Laut Medienberichten soll die Deutsche Bank ihr Engagement von rund 80 Mio. Euro immerhin mit Hilfe von Derivaten abgesichert haben. Deutschlands größte Privatbank war bei Wirecard über den Kredit hinaus engagiert. Denn die Bank gab auch einen Kredit an Ex-CEO Markus Braun und fungierte als Joint Global Coordinator bei Wirecards Anleihe-Emission im vergangenen Jahr. Zudem soll sich Wirecard selbst wohl laut Medienberichten unter dem Projektnamen „Panther“. mit den Gedanken getragen haben, mit der Deutschen Bank zu fusionieren, heißt es in den Berichten.

Weiteres Geld kam auch von der KfW

Rund 900 Mio. Euro stammen zudem aus einer Wandelanleihe, gezeichnet von der japanischen Internet- und Telekommunikationsgruppe Softbank Group zeichnete, 500 Millionen Euro aus einer Anleihe, die institutionelle Investoren kauften.

Weitere 100 Mio.

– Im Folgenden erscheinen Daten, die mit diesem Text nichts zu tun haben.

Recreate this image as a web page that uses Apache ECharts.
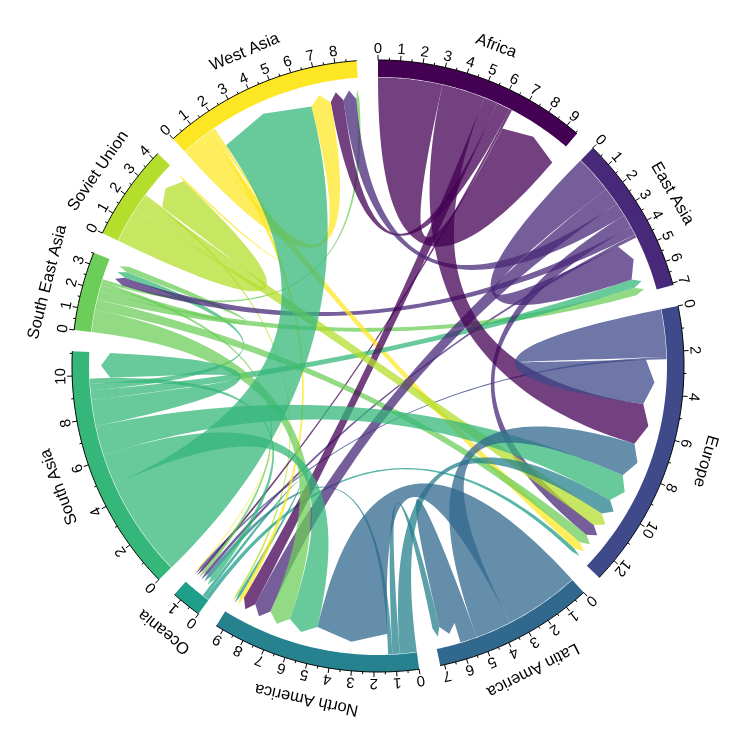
<!DOCTYPE html>
<html>
<head>
<meta charset="utf-8">
<title>Migration flows</title>
<script src="https://cdn.jsdelivr.net/npm/echarts@6/dist/echarts.min.js"></script>
<style>
  html, body { margin: 0; padding: 0; background: #fff; }
  #chart { width: 756px; height: 733px; }
</style>
</head>
<body>
<div id="chart"></div>
<script>
const regions = ['Africa', 'East Asia', 'Europe', 'Latin America', 'North America',
  'Oceania', 'South Asia', 'South East Asia', 'Soviet Union', 'West Asia']
const colors = ['#440154', '#482878', '#3E4A89', '#31688E', '#26828E',
  '#1F9E89', '#35B779', '#6DCD59', '#B4DE2C', '#FDE725']

// flows out of each region, same order as regions (millions)
const fromAfrica        = [3.05, 0, 2.05, 0, 0.65, 0.12, 0, 0, 0, 0.65]
const fromEastAsia      = [0, 1.8, 0.62, 0, 0.85, 0.15, 0, 0.4, 0, 0.65]
const fromEurope        = [0, 0, 2.25, 0, 0, 0.1, 0, 0, 0, 0]
const fromLatinAmerica  = [0, 0, 1.7, 0.8, 3.55, 0, 0, 0, 0, 0]
const fromNorthAmerica  = [0, 0, 0.8, 0.35, 0, 0.2, 0, 0, 0, 0]
const fromOceania       = [0, 0, 0.2, 0, 0.15, 0, 0, 0, 0, 0]
const fromSouthAsia     = [0, 0.45, 1.4, 0, 1.45, 0.25, 1.25, 0.3, 0, 4.75]
const fromSouthEastAsia = [0, 0.38, 0.5, 0, 1.05, 0.15, 0, 0.3, 0, 0.15]
const fromSovietUnion   = [0, 0, 0.7, 0, 0.1, 0, 0, 0, 1.7, 0]
const fromWestAsia      = [0, 0, 0.42, 0, 0.2, 0.05, 0, 0, 0.1, 1.0]

// major tick step of each sector axis
const tickStep = [1, 1, 2, 1, 1, 1, 2, 1, 1, 1]

const flows = [fromAfrica, fromEastAsia, fromEurope, fromLatinAmerica, fromNorthAmerica,
  fromOceania, fromSouthAsia, fromSouthEastAsia, fromSovietUnion, fromWestAsia]

// layout (angles in degrees, clockwise from top)
const GAP = 4
const n = regions.length
const totals = regions.map((_, i) =>
  flows[i].reduce((a, b) => a + b, 0) + flows.reduce((a, row) => a + row[i], 0))
const grand = totals.reduce((a, b) => a + b, 0)
const dpu = (360 - n * GAP) / grand
const starts = []
let acc = 0
totals.forEach((t, i) => { starts[i] = acc; acc += t * dpu + GAP })

const links = []
flows.forEach((row, i) => row.forEach((v, j) => {
  if (v > 0) links.push({ from: i, to: j, value: v })
}))
regions.forEach((_, i) => {
  let cur = starts[i]
  links.filter(l => l.from === i).sort((a, b) => b.value - a.value).forEach(l => {
    l.a1 = cur; cur += l.value * dpu; l.a2 = cur
  })
  links.filter(l => l.to === i).sort((a, b) => b.value - a.value).forEach(l => {
    l.b1 = cur; cur += l.value * dpu; l.b2 = cur
  })
})
links.sort((a, b) => a.value - b.value) // largest on top

const R = 306
const RMAX = 1.2
const TRACK_IN = 289 / R
const LINK_FROM = 288.5 / R
const LINK_TO = 268 / R
const ARROW_TIP = 277 / R
const TICK_LABEL = 317 / R
const NAME_R = 341 / R
const FONT = 'Liberation Sans, Arial, Helvetica, sans-serif'

function rgba(hex, a) {
  const v = parseInt(hex.slice(1), 16)
  return `rgba(${v >> 16},${(v >> 8) & 255},${v & 255},${a})`
}
function arc(api, r, a1, a2) {
  const pts = []
  const steps = Math.max(2, Math.ceil(Math.abs(a2 - a1) / 0.5))
  for (let k = 0; k <= steps; k++) pts.push(api.coord([r, a1 + (a2 - a1) * k / steps]))
  return pts
}
function curve(p0, c, p1) {
  const pts = []
  for (let k = 1; k < 60; k++) {
    const t = k / 60, u = 1 - t
    pts.push([u * u * p0[0] + 2 * u * t * c[0] + t * t * p1[0],
      u * u * p0[1] + 2 * u * t * c[1] + t * t * p1[1]])
  }
  return pts
}

function renderTrack(params, api) {
  const i = params.dataIndex
  const s = starts[i], e = s + totals[i] * dpu
  const pts = arc(api, 1, s, e).concat(arc(api, TRACK_IN, e, s))
  return { type: 'polygon', shape: { points: pts }, style: { fill: colors[i] } }
}

function renderLink(params, api) {
  const l = links[params.dataIndex]
  const c = api.coord([0, 0])
  const pA2 = api.coord([LINK_FROM, l.a2])
  const pB1 = api.coord([LINK_TO, l.b1])
  const pB2 = api.coord([LINK_TO, l.b2])
  const pA1 = api.coord([LINK_FROM, l.a1])
  let pts = arc(api, LINK_FROM, l.a1, l.a2)
  pts = pts.concat(curve(pA2, c, pB1))
  pts.push(pB1, api.coord([ARROW_TIP, (l.b1 + l.b2) / 2]), pB2)
  pts = pts.concat(curve(pB2, c, pA1))
  return { type: 'polygon', shape: { points: pts }, style: { fill: rgba(colors[l.from], 0.75) } }
}

function textEl(api, r, ang, text, size) {
  const p = api.coord([r, ang])
  return {
    type: 'text', x: p[0], y: p[1], rotation: -ang * Math.PI / 180,
    style: { text: text, fill: '#000', fontSize: size, fontFamily: FONT,
      align: 'center', verticalAlign: 'middle', textAlign: 'center', textVerticalAlign: 'middle' }
  }
}

function renderAxis(params, api) {
  const i = params.dataIndex
  const s = starts[i], t = totals[i]
  const children = [{
    type: 'polyline', shape: { points: arc(api, 1, s, s + t * dpu) },
    style: { stroke: '#000', lineWidth: 1, fill: null }
  }]
  const half = tickStep[i] / 2
  for (let k = 0; k * half <= t + 1e-9; k++) {
    const v = k * half
    const ang = s + v * dpu
    const major = k % 2 === 0
    const len = major ? 5 / R : 2.5 / R
    const p0 = api.coord([1, ang]), p1 = api.coord([1 + len, ang])
    children.push({
      type: 'line', shape: { x1: p0[0], y1: p0[1], x2: p1[0], y2: p1[1] },
      style: { stroke: '#000', lineWidth: 1 }
    })
    if (major) children.push(textEl(api, TICK_LABEL, ang, String(v), 15))
  }
  children.push(textEl(api, NAME_R, s + t * dpu / 2, regions[i], 16.5))
  return { type: 'group', children: children }
}

const chart = echarts.init(document.getElementById('chart'))
chart.setOption({
  animation: false,
  polar: { center: [378, 366], radius: R * RMAX },
  angleAxis: { type: 'value', min: 0, max: 360, startAngle: 90, clockwise: true, show: false },
  radiusAxis: { type: 'value', min: 0, max: RMAX, show: false },
  series: [
    {
      type: 'custom', coordinateSystem: 'polar', silent: true,
      data: regions.map((_, i) => [1, i]), renderItem: renderTrack
    },
    {
      type: 'custom', coordinateSystem: 'polar', silent: true,
      data: links.map((l, i) => [1, i]), renderItem: renderLink
    },
    {
      type: 'custom', coordinateSystem: 'polar', silent: true,
      data: regions.map((_, i) => [1, i]), renderItem: renderAxis
    }
  ]
})
</script>
</body>
</html>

Euro lieh sich Wirecard bei der Staatsbank KfW. Die über die Tochter KfW Ipex begebene, unbesicherte Kreditlinie war im September 2018 mit einer Laufzeit von 364 Tagen abgeschlossen und im September 2019 verlängert worden.

KfW kommt wegen Wirecard ins Schwitzen 

Den möglichen Kreditausfall dort sieht die Bundesregierung entspannt, wie aus der Antwort (vom 20. August) auf eine kleinen Anfrage der FDP-Fraktion im Bundestag hervor geht. "Aus bankaufsichtlicher Sicht ergibt sich selbst bei einer vollständigen Abschreibung des Kredits keine Auswirkung auf die Solvenz der KfW", so die Bundesregierung. "Die Gesamtkapitalquote würde sich bei einem vollständigen Ausfall von 24,1 Prozent auf ca. 24,05 Prozent verringern."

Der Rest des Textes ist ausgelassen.